*Exercise prompt*:
Repeat every line of the listing below exactly, minus the pictures.

++++++++++

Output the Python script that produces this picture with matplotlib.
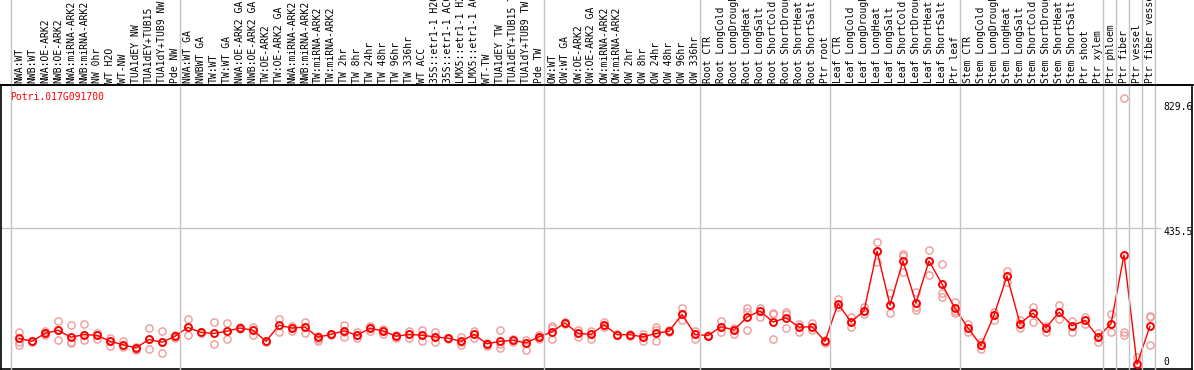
import matplotlib
matplotlib.use("Agg")
import matplotlib.pyplot as plt
import matplotlib.transforms as mtransforms
from matplotlib.lines import Line2D

gene = "Potri.017G091700"

labels = [
    "NWA:WT", "NWB:WT", "NWA:OE-ARK2", "NWB:OE-ARK2", "NWA:miRNA-ARK2", "NWB:miRNA-ARK2",
    "NW 0hr", "WT H2O", "WT-NW", "TUA1dEY NW", "TUA1dEY+TUB15", "TUA1dY+TUB9 NW", "Pde NW",
    "NWA:WT GA", "NWBWT GA", "TW:WT", "TW:WT GA", "NWA:OE-ARK2 GA", "NWB:OE-ARK2 GA",
    "TW:OE-ARK2", "TW:OE-ARK2 GA", "NWA:miRNA-ARK2", "NWB:miRNA-ARK2", "TW:miRNA-ARK2",
    "TW:miRNA-ARK2", "TW 2hr", "TW 8hr", "TW 24hr", "TW 48hr", "TW 96hr", "TW 336hr",
    "WT ACC", "35S::etr1-1 H2O", "35S::etr1-1 ACC", "LMX5::etr1-1 H2O", "LMX5::etr1-1 ACC",
    "WT-TW", "TUA1dEY TW", "TUA1dEY+TUB15 TW", "TUA1dY+TUB9 TW", "Pde TW",
    "OW:WT", "OW:WT GA", "OW:OE-ARK2", "OW:OE-ARK2 GA", "OW:miRNA-ARK2", "OW:miRNA-ARK2",
    "OW 2hr", "OW 8hr", "OW 24hr", "OW 48hr", "OW 96hr", "OW 336hr",
    "Root CTR", "Root LongCold", "Root LongDrought", "Root LongHeat", "Root LongSalt",
    "Root ShortCold", "Root ShortDrought", "Root ShortHeat", "Root ShortSalt", "Ptr root",
    "Leaf CTR", "Leaf LongCold", "Leaf LongDrought", "Leaf LongHeat", "Leaf LongSalt",
    "Leaf ShortCold", "Leaf ShortDrought", "Leaf ShortHeat", "Leaf ShortSalt", "Ptr leaf",
    "Stem CTR", "Stem LongCold", "Stem LongDrought", "Stem LongHeat", "Stem LongSalt",
    "Stem ShortCold", "Stem ShortDrought", "Stem ShortHeat", "Stem ShortSalt", "Ptr shoot",
    "Ptr xylem", "Ptr phloem", "Ptr fiber", "Ptr vessel", "Ptr fiber vessel",
]

means = [
    87.5, 78, 103, 113, 91, 99, 97, 78, 67, 57, 84, 75, 94,
    122, 106, 103, 110, 120, 113, 78, 129, 120, 123, 91, 100, 111, 97, 119, 111, 94,
    100, 97, 92, 88, 78, 100, 70, 78, 81, 73, 92,
    108, 136, 103, 100, 130, 99, 99, 92, 103, 110, 163, 100,
    96, 124, 114, 154, 174, 139, 152, 123, 124, 78,
    197, 139, 174, 363, 192, 332, 199, 332, 259, 182,
    120, 65, 160, 284, 134, 167, 121, 170, 127, 144,
    92, 133, 351, 6, 126,
]

rep1 = [
    108, 80, 110, 141, 130, 132, 105, 89, 80, 61, 120, 111, 98,
    148, 108, 138, 137, 123, 124, 80, 148, 126, 138, 95, 102, 129, 108, 126, 118, 98,
    111, 113, 106, 90, 93, 111, 73, 115, 86, 82, 98,
    125, 140, 114, 110, 139, 101, 102, 102, 122, 113, 182, 110,
    98, 142, 121, 182, 182, 169, 172, 132, 137, 82,
    213, 156, 185, 391, 230, 353, 235, 367, 323, 203,
    132, 77, 172, 301, 146, 185, 125, 193, 142, 156,
    105, 163, 846, 27, 158,
]
rep2 = [
    75, 78, 103, 113, 75, 97, 97, 78, 67, 55, 84, 75, 94,
    122, 106, 103, 110, 120, 113, 78, 129, 120, 122, 86, 100, 107, 97, 119, 111, 94,
    100, 97, 92, 88, 75, 100, 70, 70, 81, 72, 92,
    120, 136, 103, 100, 130, 99, 99, 92, 114, 110, 163, 100,
    96, 124, 114, 172, 174, 163, 164, 123, 124, 78,
    196, 139, 174, 363, 192, 348, 185, 332, 232, 175,
    120, 65, 160, 284, 134, 167, 121, 170, 127, 144,
    92, 133, 109, 0, 154,
]
rep3 = [
    66, 76, 97, 81, 72, 81, 84, 63, 60, 51, 53, 42, 88,
    99, 104, 70, 84, 116, 98, 76, 106, 111, 105, 80, 98, 91, 89, 112, 101, 88,
    88, 79, 75, 86, 65, 88, 64, 58, 76, 52, 86,
    85, 132, 91, 86, 122, 97, 96, 78, 78, 106, 146, 86,
    94, 106, 100, 114, 156, 85, 119, 108, 114, 74,
    185, 122, 163, 330, 168, 296, 177, 288, 217, 168,
    107, 54, 145, 266, 121, 139, 107, 149, 107, 133,
    75, 107, 98, 0, 65,
]

separators = [-0.65, 12.4, 40.4, 52.4, 62.4, 72.4, 83.4, 84.4, 85.4, 86.4, 87.4]
ytick_vals = [829.6, 435.5, 0]
ytick_text = ["829.6", "435.5", "0"]

W, H = 1194, 370
fig = plt.figure(figsize=(W / 100, H / 100), dpi=100)
ax = fig.add_axes([1 / W, 1 - 369 / H, (1192 - 1) / W, (369 - 85) / H])

x = list(range(len(labels)))
ax.set_xlim((1 - 19) / 13, (1192 - 19) / 13)
ax.set_ylim(-3 * 3.16, 281 * 3.16)
ax.set_xticks([])
ax.set_yticks([])
for s in ax.spines.values():
    s.set_color("black")
    s.set_linewidth(1.2)

grid_c = "#c4c4c4"
# horizontal grid at 435.5 only
ax.plot([ax.get_xlim()[0], 87.4 + 0.4], [435.5, 435.5], color=grid_c, lw=1.0, zorder=1)

# separators extending into label area
trans_sep = mtransforms.blended_transform_factory(ax.transData, fig.transFigure)
for sx in separators:
    fig.add_artist(Line2D([sx, sx], [1 - 369 / H, 1.0], transform=trans_sep,
                          color=grid_c, lw=1.0, zorder=0.5))

# top black line of label area separation
fig.add_artist(Line2D([0, 1], [1 - 85 / H, 1 - 85 / H], transform=fig.transFigure,
                      color="black", lw=1.2))

# replicates
for reps in (rep1, rep2, rep3):
    ax.plot(x, reps, linestyle="none", marker="o", markersize=5.2, markerfacecolor="none",
            markeredgecolor="#f09a9a", markeredgewidth=1.0, zorder=2, clip_on=False)

# means
ax.plot(x, means, color="#ff0000", lw=1.0, marker="o", markersize=5.0,
        markerfacecolor="none", markeredgecolor="#ff0000", markeredgewidth=1.4, zorder=3)

# category labels
trans_lab = mtransforms.blended_transform_factory(ax.transData, fig.transFigure)
for i, lab in enumerate(labels):
    fig.text(i, 1 - 83 / H, lab, transform=trans_lab, rotation=90, ha="center", va="bottom",
             family="DejaVu Sans Mono", fontsize=7, color="black")

# gene label
fig.text(10 / W, 1 - 97 / H, gene, ha="left", va="center", family="DejaVu Sans Mono",
         fontsize=7, color="#ff0000")

# y tick labels on the right
offs = [-3.4, -3.4, 4.0]
for v, t, o in zip(ytick_vals, ytick_text, offs):
    tr = ax.transData + mtransforms.ScaledTranslation(0, o * 0.72 / 72 * (72 / 100) * 100 / 72 * 72 / 72, fig.dpi_scale_trans)
    tr = mtransforms.blended_transform_factory(fig.transFigure, ax.transData) + \
        mtransforms.ScaledTranslation(0, o / 100, fig.dpi_scale_trans)
    fig.text(1163 / W, v, t, transform=tr, ha="left", va="center",
             family="DejaVu Sans Mono", fontsize=7, color="black")

fig.savefig("out.png", dpi=100)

++++++++++

*Response for this exercise*:
Output the Python script that produces this picture with matplotlib.
import matplotlib
matplotlib.use("Agg")
import matplotlib.pyplot as plt
import matplotlib.transforms as mtransforms
from matplotlib.lines import Line2D

gene = "Potri.017G091700"

labels = [
    "NWA:WT", "NWB:WT", "NWA:OE-ARK2", "NWB:OE-ARK2", "NWA:miRNA-ARK2", "NWB:miRNA-ARK2",
    "NW 0hr", "WT H2O", "WT-NW", "TUA1dEY NW", "TUA1dEY+TUB15", "TUA1dY+TUB9 NW", "Pde NW",
    "NWA:WT GA", "NWBWT GA", "TW:WT", "TW:WT GA", "NWA:OE-ARK2 GA", "NWB:OE-ARK2 GA",
    "TW:OE-ARK2", "TW:OE-ARK2 GA", "NWA:miRNA-ARK2", "NWB:miRNA-ARK2", "TW:miRNA-ARK2",
    "TW:miRNA-ARK2", "TW 2hr", "TW 8hr", "TW 24hr", "TW 48hr", "TW 96hr", "TW 336hr",
    "WT ACC", "35S::etr1-1 H2O", "35S::etr1-1 ACC", "LMX5::etr1-1 H2O", "LMX5::etr1-1 ACC",
    "WT-TW", "TUA1dEY TW", "TUA1dEY+TUB15 TW", "TUA1dY+TUB9 TW", "Pde TW",
    "OW:WT", "OW:WT GA", "OW:OE-ARK2", "OW:OE-ARK2 GA", "OW:miRNA-ARK2", "OW:miRNA-ARK2",
    "OW 2hr", "OW 8hr", "OW 24hr", "OW 48hr", "OW 96hr", "OW 336hr",
    "Root CTR", "Root LongCold", "Root LongDrought", "Root LongHeat", "Root LongSalt",
    "Root ShortCold", "Root ShortDrought", "Root ShortHeat", "Root ShortSalt", "Ptr root",
    "Leaf CTR", "Leaf LongCold", "Leaf LongDrought", "Leaf LongHeat", "Leaf LongSalt",
    "Leaf ShortCold", "Leaf ShortDrought", "Leaf ShortHeat", "Leaf ShortSalt", "Ptr leaf",
    "Stem CTR", "Stem LongCold", "Stem LongDrought", "Stem LongHeat", "Stem LongSalt",
    "Stem ShortCold", "Stem ShortDrought", "Stem ShortHeat", "Stem ShortSalt", "Ptr shoot",
    "Ptr xylem", "Ptr phloem", "Ptr fiber", "Ptr vessel", "Ptr fiber vessel",
]

means = [
    87.5, 78, 103, 113, 91, 99, 97, 78, 67, 57, 84, 75, 94,
    122, 106, 103, 110, 120, 113, 78, 129, 120, 123, 91, 100, 111, 97, 119, 111, 94,
    100, 97, 92, 88, 78, 100, 70, 78, 81, 73, 92,
    108, 136, 103, 100, 130, 99, 99, 92, 103, 110, 163, 100,
    96, 124, 114, 154, 174, 139, 152, 123, 124, 78,
    197, 139, 174, 363, 192, 332, 199, 332, 259, 182,
    120, 65, 160, 284, 134, 167, 121, 170, 127, 144,
    92, 133, 351, 6, 126,
]

rep1 = [
    108, 80, 110, 141, 130, 132, 105, 89, 80, 61, 120, 111, 98,
    148, 108, 138, 137, 123, 124, 80, 148, 126, 138, 95, 102, 129, 108, 126, 118, 98,
    111, 113, 106, 90, 93, 111, 73, 115, 86, 82, 98,
    125, 140, 114, 110, 139, 101, 102, 102, 122, 113, 182, 110,
    98, 142, 121, 182, 182, 169, 172, 132, 137, 82,
    213, 156, 185, 391, 230, 353, 235, 367, 323, 203,
    132, 77, 172, 301, 146, 185, 125, 193, 142, 156,
    105, 163, 846, 27, 158,
]
rep2 = [
    75, 78, 103, 113, 75, 97, 97, 78, 67, 55, 84, 75, 94,
    122, 106, 103, 110, 120, 113, 78, 129, 120, 122, 86, 100, 107, 97, 119, 111, 94,
    100, 97, 92, 88, 75, 100, 70, 70, 81, 72, 92,
    120, 136, 103, 100, 130, 99, 99, 92, 114, 110, 163, 100,
    96, 124, 114, 172, 174, 163, 164, 123, 124, 78,
    196, 139, 174, 363, 192, 348, 185, 332, 232, 175,
    120, 65, 160, 284, 134, 167, 121, 170, 127, 144,
    92, 133, 109, 0, 154,
]
rep3 = [
    66, 76, 97, 81, 72, 81, 84, 63, 60, 51, 53, 42, 88,
    99, 104, 70, 84, 116, 98, 76, 106, 111, 105, 80, 98, 91, 89, 112, 101, 88,
    88, 79, 75, 86, 65, 88, 64, 58, 76, 52, 86,
    85, 132, 91, 86, 122, 97, 96, 78, 78, 106, 146, 86,
    94, 106, 100, 114, 156, 85, 119, 108, 114, 74,
    185, 122, 163, 330, 168, 296, 177, 288, 217, 168,
    107, 54, 145, 266, 121, 139, 107, 149, 107, 133,
    75, 107, 98, 0, 65,
]

separators = [-0.65, 12.4, 40.4, 52.4, 62.4, 72.4, 83.4, 84.4, 85.4, 86.4, 87.4]
ytick_vals = [829.6, 435.5, 0]
ytick_text = ["829.6", "435.5", "0"]

W, H = 1194, 370
fig = plt.figure(figsize=(W / 100, H / 100), dpi=100)
ax = fig.add_axes([1 / W, 1 - 369 / H, (1192 - 1) / W, (369 - 85) / H])

x = list(range(len(labels)))
ax.set_xlim((1 - 19) / 13, (1192 - 19) / 13)
ax.set_ylim(-3 * 3.16, 281 * 3.16)
ax.set_xticks([])
ax.set_yticks([])
for s in ax.spines.values():
    s.set_color("black")
    s.set_linewidth(1.2)

grid_c = "#c4c4c4"
# horizontal grid at 435.5 only
ax.plot([ax.get_xlim()[0], 87.4 + 0.4], [435.5, 435.5], color=grid_c, lw=1.0, zorder=1)

# separators extending into label area
trans_sep = mtransforms.blended_transform_factory(ax.transData, fig.transFigure)
for sx in separators:
    fig.add_artist(Line2D([sx, sx], [1 - 369 / H, 1.0], transform=trans_sep,
                          color=grid_c, lw=1.0, zorder=0.5))

# top black line of label area separation
fig.add_artist(Line2D([0, 1], [1 - 85 / H, 1 - 85 / H], transform=fig.transFigure,
                      color="black", lw=1.2))

# replicates
for reps in (rep1, rep2, rep3):
    ax.plot(x, reps, linestyle="none", marker="o", markersize=5.2, markerfacecolor="none",
            markeredgecolor="#f09a9a", markeredgewidth=1.0, zorder=2, clip_on=False)

# means
ax.plot(x, means, color="#ff0000", lw=1.0, marker="o", markersize=5.0,
        markerfacecolor="none", markeredgecolor="#ff0000", markeredgewidth=1.4, zorder=3)

# category labels
trans_lab = mtransforms.blended_transform_factory(ax.transData, fig.transFigure)
for i, lab in enumerate(labels):
    fig.text(i, 1 - 83 / H, lab, transform=trans_lab, rotation=90, ha="center", va="bottom",
             family="DejaVu Sans Mono", fontsize=7, color="black")

# gene label
fig.text(10 / W, 1 - 97 / H, gene, ha="left", va="center", family="DejaVu Sans Mono",
         fontsize=7, color="#ff0000")

# y tick labels on the right
offs = [-3.4, -3.4, 4.0]
for v, t, o in zip(ytick_vals, ytick_text, offs):
    tr = ax.transData + mtransforms.ScaledTranslation(0, o * 0.72 / 72 * (72 / 100) * 100 / 72 * 72 / 72, fig.dpi_scale_trans)
    tr = mtransforms.blended_transform_factory(fig.transFigure, ax.transData) + \
        mtransforms.ScaledTranslation(0, o / 100, fig.dpi_scale_trans)
    fig.text(1163 / W, v, t, transform=tr, ha="left", va="center",
             family="DejaVu Sans Mono", fontsize=7, color="black")

fig.savefig("out.png", dpi=100)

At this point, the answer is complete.